Aim of the task – Reproduce each line of the material exactly, minus any picture.

Given data –
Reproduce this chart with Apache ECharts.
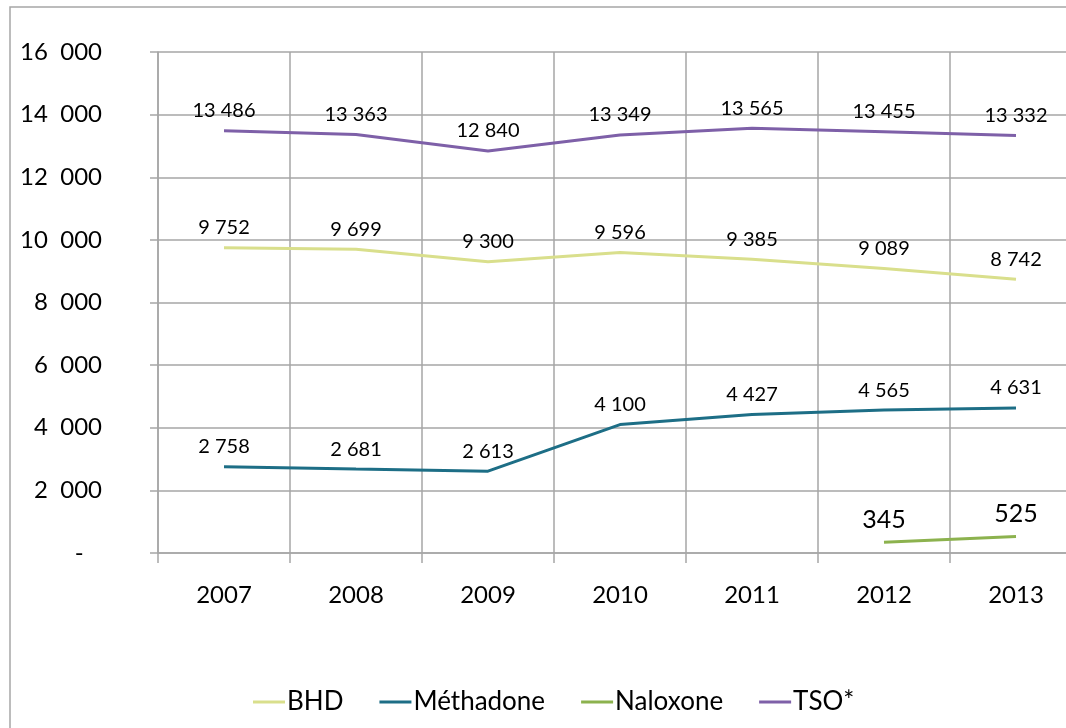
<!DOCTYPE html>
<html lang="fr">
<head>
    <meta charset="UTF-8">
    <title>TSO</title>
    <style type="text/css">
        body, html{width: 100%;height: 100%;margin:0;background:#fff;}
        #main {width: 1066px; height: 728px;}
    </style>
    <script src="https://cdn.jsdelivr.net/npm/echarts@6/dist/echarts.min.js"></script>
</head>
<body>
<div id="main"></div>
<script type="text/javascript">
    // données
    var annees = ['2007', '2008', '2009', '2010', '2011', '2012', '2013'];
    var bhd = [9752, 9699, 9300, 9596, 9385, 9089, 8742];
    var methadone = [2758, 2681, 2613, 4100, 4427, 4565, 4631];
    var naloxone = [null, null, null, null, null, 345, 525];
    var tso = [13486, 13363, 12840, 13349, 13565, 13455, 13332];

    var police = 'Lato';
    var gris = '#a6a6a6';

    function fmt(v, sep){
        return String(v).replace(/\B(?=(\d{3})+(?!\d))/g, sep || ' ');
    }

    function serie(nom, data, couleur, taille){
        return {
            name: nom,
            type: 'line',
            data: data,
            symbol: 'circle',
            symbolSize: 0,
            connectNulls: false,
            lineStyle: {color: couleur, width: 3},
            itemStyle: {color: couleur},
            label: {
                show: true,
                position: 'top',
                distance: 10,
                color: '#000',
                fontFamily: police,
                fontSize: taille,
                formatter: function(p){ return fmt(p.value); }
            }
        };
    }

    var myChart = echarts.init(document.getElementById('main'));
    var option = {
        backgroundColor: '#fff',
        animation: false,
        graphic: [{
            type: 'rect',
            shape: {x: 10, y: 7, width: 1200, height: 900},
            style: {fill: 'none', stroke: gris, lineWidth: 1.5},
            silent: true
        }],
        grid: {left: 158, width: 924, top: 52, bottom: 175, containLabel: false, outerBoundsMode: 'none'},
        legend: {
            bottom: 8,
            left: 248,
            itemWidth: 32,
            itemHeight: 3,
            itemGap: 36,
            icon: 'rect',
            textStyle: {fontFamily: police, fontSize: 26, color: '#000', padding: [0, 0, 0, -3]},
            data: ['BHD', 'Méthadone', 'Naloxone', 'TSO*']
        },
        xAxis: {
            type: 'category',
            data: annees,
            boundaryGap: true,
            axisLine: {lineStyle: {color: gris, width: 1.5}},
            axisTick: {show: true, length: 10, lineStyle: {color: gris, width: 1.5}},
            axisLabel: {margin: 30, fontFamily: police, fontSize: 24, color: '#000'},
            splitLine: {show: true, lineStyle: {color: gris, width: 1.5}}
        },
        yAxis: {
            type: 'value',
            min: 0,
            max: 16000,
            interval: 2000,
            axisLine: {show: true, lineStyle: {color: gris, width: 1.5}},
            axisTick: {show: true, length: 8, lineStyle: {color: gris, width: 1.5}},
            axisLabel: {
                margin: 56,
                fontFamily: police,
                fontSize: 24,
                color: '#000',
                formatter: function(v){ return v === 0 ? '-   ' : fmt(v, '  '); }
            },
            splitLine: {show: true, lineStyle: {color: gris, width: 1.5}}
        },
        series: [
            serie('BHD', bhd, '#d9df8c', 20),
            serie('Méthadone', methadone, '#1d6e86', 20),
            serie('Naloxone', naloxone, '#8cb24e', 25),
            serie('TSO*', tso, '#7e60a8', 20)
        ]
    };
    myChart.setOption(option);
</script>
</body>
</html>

Completed task –
Reproduce this chart with Apache ECharts.
<!DOCTYPE html>
<html lang="fr">
<head>
    <meta charset="UTF-8">
    <title>TSO</title>
    <style type="text/css">
        body, html{width: 100%;height: 100%;margin:0;background:#fff;}
        #main {width: 1066px; height: 728px;}
    </style>
    <script src="https://cdn.jsdelivr.net/npm/echarts@6/dist/echarts.min.js"></script>
</head>
<body>
<div id="main"></div>
<script type="text/javascript">
    // données
    var annees = ['2007', '2008', '2009', '2010', '2011', '2012', '2013'];
    var bhd = [9752, 9699, 9300, 9596, 9385, 9089, 8742];
    var methadone = [2758, 2681, 2613, 4100, 4427, 4565, 4631];
    var naloxone = [null, null, null, null, null, 345, 525];
    var tso = [13486, 13363, 12840, 13349, 13565, 13455, 13332];

    var police = 'Lato';
    var gris = '#a6a6a6';

    function fmt(v, sep){
        return String(v).replace(/\B(?=(\d{3})+(?!\d))/g, sep || ' ');
    }

    function serie(nom, data, couleur, taille){
        return {
            name: nom,
            type: 'line',
            data: data,
            symbol: 'circle',
            symbolSize: 0,
            connectNulls: false,
            lineStyle: {color: couleur, width: 3},
            itemStyle: {color: couleur},
            label: {
                show: true,
                position: 'top',
                distance: 10,
                color: '#000',
                fontFamily: police,
                fontSize: taille,
                formatter: function(p){ return fmt(p.value); }
            }
        };
    }

    var myChart = echarts.init(document.getElementById('main'));
    var option = {
        backgroundColor: '#fff',
        animation: false,
        graphic: [{
            type: 'rect',
            shape: {x: 10, y: 7, width: 1200, height: 900},
            style: {fill: 'none', stroke: gris, lineWidth: 1.5},
            silent: true
        }],
        grid: {left: 158, width: 924, top: 52, bottom: 175, containLabel: false, outerBoundsMode: 'none'},
        legend: {
            bottom: 8,
            left: 248,
            itemWidth: 32,
            itemHeight: 3,
            itemGap: 36,
            icon: 'rect',
            textStyle: {fontFamily: police, fontSize: 26, color: '#000', padding: [0, 0, 0, -3]},
            data: ['BHD', 'Méthadone', 'Naloxone', 'TSO*']
        },
        xAxis: {
            type: 'category',
            data: annees,
            boundaryGap: true,
            axisLine: {lineStyle: {color: gris, width: 1.5}},
            axisTick: {show: true, length: 10, lineStyle: {color: gris, width: 1.5}},
            axisLabel: {margin: 30, fontFamily: police, fontSize: 24, color: '#000'},
            splitLine: {show: true, lineStyle: {color: gris, width: 1.5}}
        },
        yAxis: {
            type: 'value',
            min: 0,
            max: 16000,
            interval: 2000,
            axisLine: {show: true, lineStyle: {color: gris, width: 1.5}},
            axisTick: {show: true, length: 8, lineStyle: {color: gris, width: 1.5}},
            axisLabel: {
                margin: 56,
                fontFamily: police,
                fontSize: 24,
                color: '#000',
                formatter: function(v){ return v === 0 ? '-   ' : fmt(v, '  '); }
            },
            splitLine: {show: true, lineStyle: {color: gris, width: 1.5}}
        },
        series: [
            serie('BHD', bhd, '#d9df8c', 20),
            serie('Méthadone', methadone, '#1d6e86', 20),
            serie('Naloxone', naloxone, '#8cb24e', 25),
            serie('TSO*', tso, '#7e60a8', 20)
        ]
    };
    myChart.setOption(option);
</script>
</body>
</html>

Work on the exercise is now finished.